Aviva's Planned £5.6bn Takeover of Friends Life Makes Sense: Investors
When combined, the London-traded firms will command a valuation of around £20.5bn.
British insurer Aviva's planned £5.6bn acquisition of smaller rival Friends Life reflects a need to consolidate and lower costs in the UK's insurance industry, fund managers say.
David Moss, head of European equities at F&C, which holds Aviva shares, told Reuters that the pricing did not look overly generous, but that the merger could provide benefits.
But funds which invest in Friends Life for its dividend income may prefer higher dividend paying insurers like Phoenix, Chesnara or Catlin, according to Ed Shing, global equity portfolio manager at BCS Asset Management.
Moss said: "Consolidation per se in UK life insurance is not a surprise and is necessary.
"The surprise is perhaps that both businesses are not where they would want to be yet and are in the middle of restructuring programs of their own."
Max Anderl, fund manager at UBS Global Asset Management, told the news agency: "The restructuring story has played out very well under the experienced leadership of Mark Wilson. The plan seems to be to do it all again via a merger. Given there is little growth out there this seems a sensible strategy to me.
Edward Houghton from Sanford Bernstein, said: "We've been talking about meaningful consolidation in the UK life sector for years. This would be it."
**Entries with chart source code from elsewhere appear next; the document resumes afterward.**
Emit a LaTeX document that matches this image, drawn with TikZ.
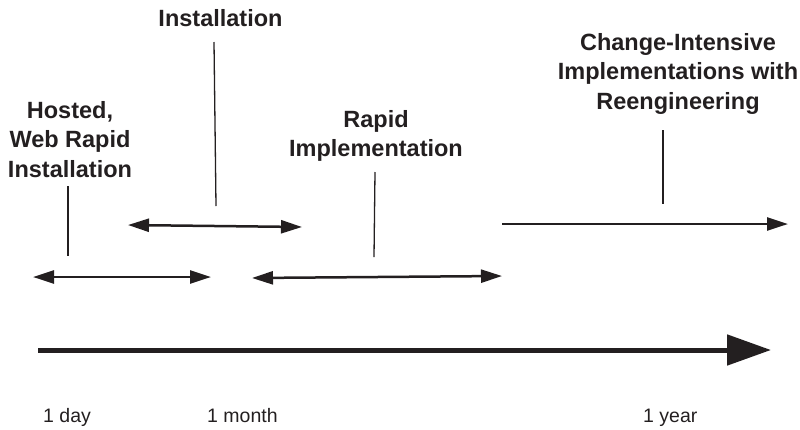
\documentclass[tikz,border=0pt]{standalone}
\usepackage{fontspec}
\setmainfont{Liberation Sans}
\usetikzlibrary{arrows.meta}
\definecolor{ink}{RGB}{35,31,32}
\begin{document}
\begin{tikzpicture}[x=1pt,y=-1pt,
  lbl/.style={font=\bfseries\fontsize{23.5}{29.5}\selectfont, align=center, anchor=north, inner sep=0pt, text=ink},
  tick/.style={font=\fontsize{19.5}{23}\selectfont, anchor=base west, inner sep=0pt, text=ink},
  span/.style={draw=ink, line width=2.5pt, {Triangle[length=21pt,width=13pt]}-{Triangle[length=21pt,width=13pt]}},
  onespan/.style={draw=ink, line width=2.5pt, -{Triangle[length=21pt,width=13pt]}},
  axis/.style={draw=ink, line width=5pt, -{Triangle[length=44pt,width=30pt]}},
  pointer/.style={draw=ink, line width=1.3pt}
]
\useasboundingbox (0,0) rectangle (800,429);

% labels
\node[lbl] (hosted) at (70,100.8) {Hosted,\\Web Rapid\\Installation};
\node[lbl] (inst) at (220.5,8.8) {Installation};
\node[lbl] (rapid) at (376,109.8) {Rapid\\Implementation};
\node[lbl] (change) at (678,32.8) {Change-Intensive\\Implementations with\\Reengineering};

% pointer lines
\coordinate (hA1) at (68,186); \coordinate (hA2) at (68,256);
\coordinate (iA1) at (214,42); \coordinate (iA2) at (216,206);
\coordinate (rA1) at (375,172); \coordinate (rA2) at (374,257);
\coordinate (cA1) at (663,130); \coordinate (cA2) at (663,204);
\draw[pointer] (hA1) -- (hA2);
\draw[pointer] (iA1) -- (iA2);
\draw[pointer] (rA1) -- (rA2);
\draw[pointer] (cA1) -- (cA2);

% spans
\coordinate (a1) at (33,277); \coordinate (a2) at (211,277);
\coordinate (b1) at (252,278); \coordinate (b2) at (502,276);
\coordinate (c1) at (128,225); \coordinate (c2) at (302,227);
\coordinate (d1) at (502,224); \coordinate (d2) at (788,224);
\draw[span] (a1) -- (a2);
\draw[span] (b1) -- (b2);
\draw[span] (c1) -- (c2);
\draw[onespan] (d1) -- (d2);

% main axis
\coordinate (m1) at (38,350); \coordinate (m2) at (771,350);
\draw[axis] (m1) -- (m2);

% tick labels
\node[tick] (day) at (43,422) {1 day};
\node[tick] (month) at (207,422) {1 month};
\node[tick] (year) at (643,422) {1 year};
\end{tikzpicture}
\end{document}
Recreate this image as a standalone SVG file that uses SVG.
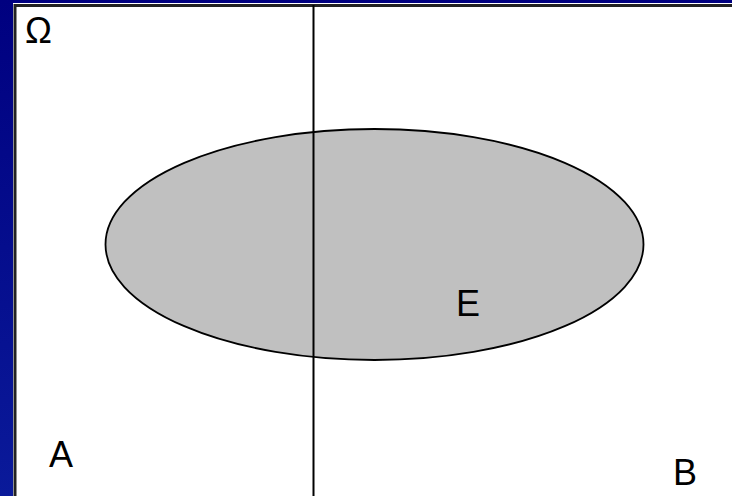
<svg xmlns="http://www.w3.org/2000/svg" width="732" height="496" viewBox="0 0 732 496">
  <defs>
    <linearGradient id="bg" x1="0" y1="0" x2="0" y2="1">
      <stop offset="0" stop-color="#000080"/>
      <stop offset="1" stop-color="#0a1a9a"/>
    </linearGradient>
  </defs>
  <style>
    .lbl { font-family: "Liberation Sans", Arial, sans-serif; font-size: 36px; fill: #000; }
  </style>
  <rect x="0" y="0" width="732" height="496" fill="url(#bg)"/>
  <g id="frame">
    <rect x="13" y="3" width="719" height="493" fill="#ffffff"/>
    <path d="M15,496 V5.5 H732" fill="none" stroke="#222" stroke-width="3"/>
  </g>
  <g id="E">
    <ellipse cx="374.5" cy="244.5" rx="269" ry="115.5" fill="#c0c0c0" stroke="#000" stroke-width="1.8"/>
    <text class="lbl" x="456" y="316">E</text>
  </g>
  <g id="connectors">
    <line x1="313.5" y1="5" x2="313.5" y2="496" stroke="#000" stroke-width="2"/>
  </g>
  <g id="Omega">
    <text class="lbl" x="25" y="43">Ω</text>
  </g>
  <g id="A">
    <text class="lbl" x="49" y="467">A</text>
  </g>
  <g id="B">
    <text class="lbl" x="673" y="485">B</text>
  </g>
</svg>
The two insurers said on 21 November that they had agreed terms of a likely all-share deal.
Aviva's bid for every Friends Life share implied a 15% premium to the latter's closing price on 21 November.
Under the terms of the offer, Friends Life shareholders will own 26% of the combined group. They will also receive an amount in cash equal to any Friends Life final dividend for the 2014 financial year.
The offer was announced after the stock market closed on Friday. Aviva's stock has gained some 20% so far this year while Friends Life's stock has shed about 1.8% this year.